Vikram Chandra’s 2007 novel Sacred Games weighs in at 947 pages in paperback, and during the course of its epic length, Chandra unfurls an intricate, grand-scale plot spanning decades and dozens of characters, tracing the rise and fall of a Mumbai crime lord and the many lives (and deaths) caught up in his wake. The novel is violent, suspenseful, and deeply influenced by film—Bollywood is a constant presence in its pages, and as I read I was also frequently reminded of police procedurals and film noir. At its extremely dramatic climax, the fate of Mumbai (and perhaps the world) rests on policeman Sartaj Singh’s shoulders, in the kind of moment that you’re far more likely to encounter in a Hollywood action movie than in a lengthy literary novel. But rather than rushing from that climax into a quick, easy, and simplistic Hollywood ending, Chandra then dips back deep into the novel’s backstory, giving more than fifty pages to new characters whose lives and decisions have in some ways shaped the events of the main plotline. The purpose of this move isn’t merely to tie up loose ends so much as to reinforce the novel’s central ideas: that, for all the struggle, passion, violence, patriotism, honor, lust, theft, and betrayal experienced by Chandra’s characters, the specific outcomes (the losses and victories, worlds being lost or worlds being saved) end up mattering relatively little. Near the novel’s end, Chandra gives us the thoughts of the novel’s hero, Sartaj Singh:
There was no calculation that could determine how much had been sacrificed or what had been gained, there was only this recognition of loss, of pain endured and absorbed.

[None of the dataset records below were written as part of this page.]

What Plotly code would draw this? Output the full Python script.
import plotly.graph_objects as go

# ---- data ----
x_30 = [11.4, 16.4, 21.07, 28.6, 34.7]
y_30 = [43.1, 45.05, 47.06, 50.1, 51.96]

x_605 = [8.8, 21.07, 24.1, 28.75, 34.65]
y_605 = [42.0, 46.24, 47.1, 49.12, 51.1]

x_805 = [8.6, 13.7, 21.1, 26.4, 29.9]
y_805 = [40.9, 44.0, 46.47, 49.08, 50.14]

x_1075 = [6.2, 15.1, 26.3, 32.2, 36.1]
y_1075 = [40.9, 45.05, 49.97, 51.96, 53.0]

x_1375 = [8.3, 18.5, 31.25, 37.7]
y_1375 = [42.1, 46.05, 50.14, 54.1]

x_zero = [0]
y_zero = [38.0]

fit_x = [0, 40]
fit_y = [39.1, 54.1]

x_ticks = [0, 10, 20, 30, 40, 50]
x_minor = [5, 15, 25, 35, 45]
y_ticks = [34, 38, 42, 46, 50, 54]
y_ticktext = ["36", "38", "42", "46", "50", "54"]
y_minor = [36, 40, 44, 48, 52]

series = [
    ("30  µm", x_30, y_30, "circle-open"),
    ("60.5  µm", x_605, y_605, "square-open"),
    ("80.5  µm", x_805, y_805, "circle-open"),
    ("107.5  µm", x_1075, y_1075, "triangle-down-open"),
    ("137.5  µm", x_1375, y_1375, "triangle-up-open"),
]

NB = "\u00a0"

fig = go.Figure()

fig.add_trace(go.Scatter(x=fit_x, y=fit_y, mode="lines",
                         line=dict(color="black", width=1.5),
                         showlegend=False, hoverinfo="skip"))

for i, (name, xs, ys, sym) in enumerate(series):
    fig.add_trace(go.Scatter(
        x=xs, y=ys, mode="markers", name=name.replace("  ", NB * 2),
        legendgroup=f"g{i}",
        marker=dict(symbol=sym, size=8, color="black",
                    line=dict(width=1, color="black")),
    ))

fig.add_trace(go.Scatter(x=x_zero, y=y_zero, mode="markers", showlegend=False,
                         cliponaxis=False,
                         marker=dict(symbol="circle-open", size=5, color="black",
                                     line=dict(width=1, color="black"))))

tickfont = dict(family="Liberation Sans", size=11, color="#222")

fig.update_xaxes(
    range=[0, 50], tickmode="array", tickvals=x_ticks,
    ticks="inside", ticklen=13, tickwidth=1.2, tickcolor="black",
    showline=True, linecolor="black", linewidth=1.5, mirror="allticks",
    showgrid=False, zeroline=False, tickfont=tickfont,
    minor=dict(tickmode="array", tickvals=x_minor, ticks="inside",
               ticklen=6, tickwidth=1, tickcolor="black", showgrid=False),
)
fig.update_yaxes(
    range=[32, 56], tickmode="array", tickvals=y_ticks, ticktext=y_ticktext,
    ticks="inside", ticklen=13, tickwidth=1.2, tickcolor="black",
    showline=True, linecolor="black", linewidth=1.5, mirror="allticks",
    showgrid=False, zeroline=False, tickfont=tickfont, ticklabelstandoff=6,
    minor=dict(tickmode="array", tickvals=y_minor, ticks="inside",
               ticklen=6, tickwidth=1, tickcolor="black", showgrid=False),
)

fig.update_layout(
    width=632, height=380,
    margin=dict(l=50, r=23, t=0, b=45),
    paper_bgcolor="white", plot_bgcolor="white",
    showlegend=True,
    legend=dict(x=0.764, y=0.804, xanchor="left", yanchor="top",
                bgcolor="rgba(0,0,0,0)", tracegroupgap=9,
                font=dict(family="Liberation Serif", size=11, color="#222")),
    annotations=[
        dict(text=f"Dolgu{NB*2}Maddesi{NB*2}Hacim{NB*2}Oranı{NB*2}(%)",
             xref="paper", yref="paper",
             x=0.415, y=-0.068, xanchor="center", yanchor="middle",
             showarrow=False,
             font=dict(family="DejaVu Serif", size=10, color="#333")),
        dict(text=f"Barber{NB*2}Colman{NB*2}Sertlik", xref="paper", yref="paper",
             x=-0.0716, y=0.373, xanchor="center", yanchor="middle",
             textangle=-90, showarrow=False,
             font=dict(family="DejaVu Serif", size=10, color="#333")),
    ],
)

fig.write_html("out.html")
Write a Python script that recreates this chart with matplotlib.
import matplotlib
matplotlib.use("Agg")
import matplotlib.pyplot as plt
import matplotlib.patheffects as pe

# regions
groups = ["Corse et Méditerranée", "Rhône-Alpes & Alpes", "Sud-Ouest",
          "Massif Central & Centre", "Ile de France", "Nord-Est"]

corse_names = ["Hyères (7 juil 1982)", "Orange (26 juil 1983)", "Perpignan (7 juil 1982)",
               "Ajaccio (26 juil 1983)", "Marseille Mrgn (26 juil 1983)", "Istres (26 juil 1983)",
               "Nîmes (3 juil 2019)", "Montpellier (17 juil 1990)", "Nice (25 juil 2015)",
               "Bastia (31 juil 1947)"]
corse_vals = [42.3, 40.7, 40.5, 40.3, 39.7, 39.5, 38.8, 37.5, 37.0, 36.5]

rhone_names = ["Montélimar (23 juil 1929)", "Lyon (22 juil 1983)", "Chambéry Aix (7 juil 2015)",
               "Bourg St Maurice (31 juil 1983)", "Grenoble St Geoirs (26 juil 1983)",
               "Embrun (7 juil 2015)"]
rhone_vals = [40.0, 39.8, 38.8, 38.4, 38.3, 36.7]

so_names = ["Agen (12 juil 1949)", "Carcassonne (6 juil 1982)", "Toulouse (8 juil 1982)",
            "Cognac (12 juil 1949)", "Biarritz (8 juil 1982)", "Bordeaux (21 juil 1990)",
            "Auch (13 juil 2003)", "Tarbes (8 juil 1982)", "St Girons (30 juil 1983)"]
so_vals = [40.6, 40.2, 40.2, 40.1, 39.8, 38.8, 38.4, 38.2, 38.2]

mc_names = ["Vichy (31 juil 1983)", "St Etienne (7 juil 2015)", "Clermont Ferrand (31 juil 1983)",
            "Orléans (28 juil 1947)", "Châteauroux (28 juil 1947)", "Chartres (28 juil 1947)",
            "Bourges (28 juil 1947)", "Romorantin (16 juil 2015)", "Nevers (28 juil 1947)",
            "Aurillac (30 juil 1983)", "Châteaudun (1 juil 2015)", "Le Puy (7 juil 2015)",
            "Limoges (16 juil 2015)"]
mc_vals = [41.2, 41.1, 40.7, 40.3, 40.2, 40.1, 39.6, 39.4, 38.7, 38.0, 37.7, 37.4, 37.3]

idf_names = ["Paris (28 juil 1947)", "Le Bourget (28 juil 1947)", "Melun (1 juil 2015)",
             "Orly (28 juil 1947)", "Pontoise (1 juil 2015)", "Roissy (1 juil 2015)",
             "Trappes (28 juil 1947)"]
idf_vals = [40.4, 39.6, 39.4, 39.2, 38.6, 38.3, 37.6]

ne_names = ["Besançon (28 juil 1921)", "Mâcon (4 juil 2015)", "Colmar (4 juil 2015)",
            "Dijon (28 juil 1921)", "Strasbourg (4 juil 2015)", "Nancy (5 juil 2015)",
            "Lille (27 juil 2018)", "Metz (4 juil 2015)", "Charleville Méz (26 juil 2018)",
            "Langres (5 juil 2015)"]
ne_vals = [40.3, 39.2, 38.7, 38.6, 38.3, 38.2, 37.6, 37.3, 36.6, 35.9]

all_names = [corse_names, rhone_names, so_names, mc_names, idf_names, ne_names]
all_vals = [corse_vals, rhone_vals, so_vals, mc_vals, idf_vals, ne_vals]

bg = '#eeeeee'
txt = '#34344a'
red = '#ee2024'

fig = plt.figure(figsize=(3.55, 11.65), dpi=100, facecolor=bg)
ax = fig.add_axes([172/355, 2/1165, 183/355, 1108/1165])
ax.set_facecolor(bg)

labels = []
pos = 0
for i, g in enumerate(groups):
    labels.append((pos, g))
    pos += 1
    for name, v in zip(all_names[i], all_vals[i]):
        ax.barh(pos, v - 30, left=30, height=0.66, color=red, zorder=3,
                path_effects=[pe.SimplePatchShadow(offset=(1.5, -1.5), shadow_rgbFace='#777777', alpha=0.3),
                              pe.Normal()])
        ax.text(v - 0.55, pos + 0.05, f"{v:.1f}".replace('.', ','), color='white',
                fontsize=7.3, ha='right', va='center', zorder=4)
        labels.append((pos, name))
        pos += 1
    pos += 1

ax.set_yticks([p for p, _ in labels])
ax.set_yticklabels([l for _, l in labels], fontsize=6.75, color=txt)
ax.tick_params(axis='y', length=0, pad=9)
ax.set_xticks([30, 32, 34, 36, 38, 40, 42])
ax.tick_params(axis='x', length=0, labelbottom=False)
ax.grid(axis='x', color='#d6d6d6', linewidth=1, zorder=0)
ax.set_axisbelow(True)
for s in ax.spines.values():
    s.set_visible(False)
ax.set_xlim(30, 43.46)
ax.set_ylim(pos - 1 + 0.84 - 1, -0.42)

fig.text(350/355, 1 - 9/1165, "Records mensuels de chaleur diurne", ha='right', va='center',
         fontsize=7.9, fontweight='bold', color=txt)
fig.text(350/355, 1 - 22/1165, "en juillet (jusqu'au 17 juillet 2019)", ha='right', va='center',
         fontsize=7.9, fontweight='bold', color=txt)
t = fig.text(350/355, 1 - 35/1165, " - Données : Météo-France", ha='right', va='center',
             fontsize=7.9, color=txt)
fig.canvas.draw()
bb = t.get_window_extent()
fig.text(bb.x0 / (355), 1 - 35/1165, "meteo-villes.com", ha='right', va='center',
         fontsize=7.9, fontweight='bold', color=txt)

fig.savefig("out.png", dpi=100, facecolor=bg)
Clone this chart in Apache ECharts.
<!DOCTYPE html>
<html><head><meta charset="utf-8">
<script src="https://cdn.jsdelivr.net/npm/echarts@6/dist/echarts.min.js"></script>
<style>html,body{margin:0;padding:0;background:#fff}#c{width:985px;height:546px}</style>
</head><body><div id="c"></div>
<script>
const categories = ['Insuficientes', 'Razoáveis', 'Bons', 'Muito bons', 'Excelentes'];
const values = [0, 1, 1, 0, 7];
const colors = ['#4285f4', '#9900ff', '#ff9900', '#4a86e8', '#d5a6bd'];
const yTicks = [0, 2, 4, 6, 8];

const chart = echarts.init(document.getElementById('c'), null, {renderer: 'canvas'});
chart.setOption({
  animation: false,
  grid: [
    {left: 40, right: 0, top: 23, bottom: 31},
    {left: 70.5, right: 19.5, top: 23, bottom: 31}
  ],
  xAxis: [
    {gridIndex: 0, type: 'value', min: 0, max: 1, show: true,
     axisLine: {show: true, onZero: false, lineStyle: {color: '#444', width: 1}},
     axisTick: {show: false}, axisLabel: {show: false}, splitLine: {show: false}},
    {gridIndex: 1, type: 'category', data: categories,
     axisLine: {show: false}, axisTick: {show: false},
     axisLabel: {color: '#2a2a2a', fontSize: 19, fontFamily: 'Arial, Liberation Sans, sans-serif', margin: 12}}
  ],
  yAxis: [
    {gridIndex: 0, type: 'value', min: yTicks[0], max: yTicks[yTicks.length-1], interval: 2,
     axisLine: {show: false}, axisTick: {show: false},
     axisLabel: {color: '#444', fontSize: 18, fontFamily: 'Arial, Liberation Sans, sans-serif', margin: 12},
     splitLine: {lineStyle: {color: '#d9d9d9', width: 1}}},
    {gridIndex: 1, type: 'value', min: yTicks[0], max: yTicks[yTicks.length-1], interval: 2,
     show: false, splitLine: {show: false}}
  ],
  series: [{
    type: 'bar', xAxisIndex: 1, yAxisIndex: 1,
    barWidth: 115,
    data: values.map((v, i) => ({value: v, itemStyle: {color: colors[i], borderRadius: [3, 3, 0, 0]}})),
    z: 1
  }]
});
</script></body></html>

Throughout the novel, many characters are obsessed with accounting for things: both police and gangsters (as well as politicians, Bollywood producers, prostitutes and virtually everyone else in the book’s pages) are constantly tallying up what they have, what they’re owed, and what they might expect to earn in the future. They’re all angling for power, for prestige, for money—except (for the most part) Singh, who sometimes accepts under-the-counter payments and bribes as a matter of necessity in order to continue operating successfully in the deeply corrupt Mumbai police department, but who shows little of his coworkers’ personal ambition for wealth and power. Singh is an obvious foil for the gang lord Ganesh Gaitonde—who narrates about half of the book, telling the tale of his rise from provincial obscurity and the trail of bodies he left along the way. Gaitonde is a fascinating character: he’s completely ruthless, but also both introspective and oddly naive. He kills his rivals and those who betray him with efficiency and brutality—yet he also falls in love with a prostitute with film star ambitions, and labors to learn English in an effort to rise above his provincial origins. He doesn’t feel especially guilty about the people he kills or otherwise brings to harm—but he does wonder about the ultimate purpose of his actions, and more fundamentally, about who he truly is. Throughout the course of the novel, Gaitonde consistently refuses to answer questions about his background when others ask him about it—and yet after his death in the novel’s opening pages, he speaks to Singh from beyond the grave with complete honesty, telling the full story of his life. It’s only in death, then, that Gaitonde faces up to the fact that the whole of his murderous climb to power was ultimately nothing but an attempt to create distance between himself and his provincial origins—and further, that no amount of wealth or power—and not even the plastic surgery he gets in order to remake his face into something more like a Bollywood idea of handsomeness—had in actuality utterly failed to remake him into some kind of new and different and better person.
It’s here here the book’s pervasive allusions to Bollywood (and the fantasy world of movies in general) take on deeper significance: it’s not only a matter of style, but also a device for pointing out the falsity of numerous characters’ dreams of escaping their lives and origins. Some—like Gaitonde—do succeed at least for a time in reshaping their lives into dream-like forms: Gaitonde sometimes believes that he really has transformed himself; and his prostitute mistress Zoya really does become a film star (though in the process she becomes empty and cold, a literal embodiment of her ambitions, her whole appearance surgically re-shaped in order to become a kind of on-screen simulacrum of her provincial girlhood fantasies). Others do not dream of escape from their lives and origins, but instead, destruction: Gaitonde’s guru harbors a dark fantasy of doom, and even Sartaj sometimes wonders what it is, exactly, that he is struggling to save.
Chandra is by no means suggesting that people ought to remain in their place—quite the opposite, in fact. Sartaj’s quiet struggles against the anti-Sikh prejudice in Mumbai’s police department are portrayed as admirable, and Gaitonde’s compassion for hopelessly deluded young people who write to his friend (and madam) JoJo Mascarenes in hope that she will help them achieve their impossible dreams of becoming stars and models comes off as one of the vicious and self-deceiving gang lord’s few redeeming qualities. Instead, Chandra is pointing out the ways in which the desires underlying the grand dreams and hopes of ordinary people often become compromised in the face of the real world: that the great difficulty of achieving success leads many people to betray themselves again and again, until one day (whether their dreams have been realized or not) they can no longer recognize the people they have become.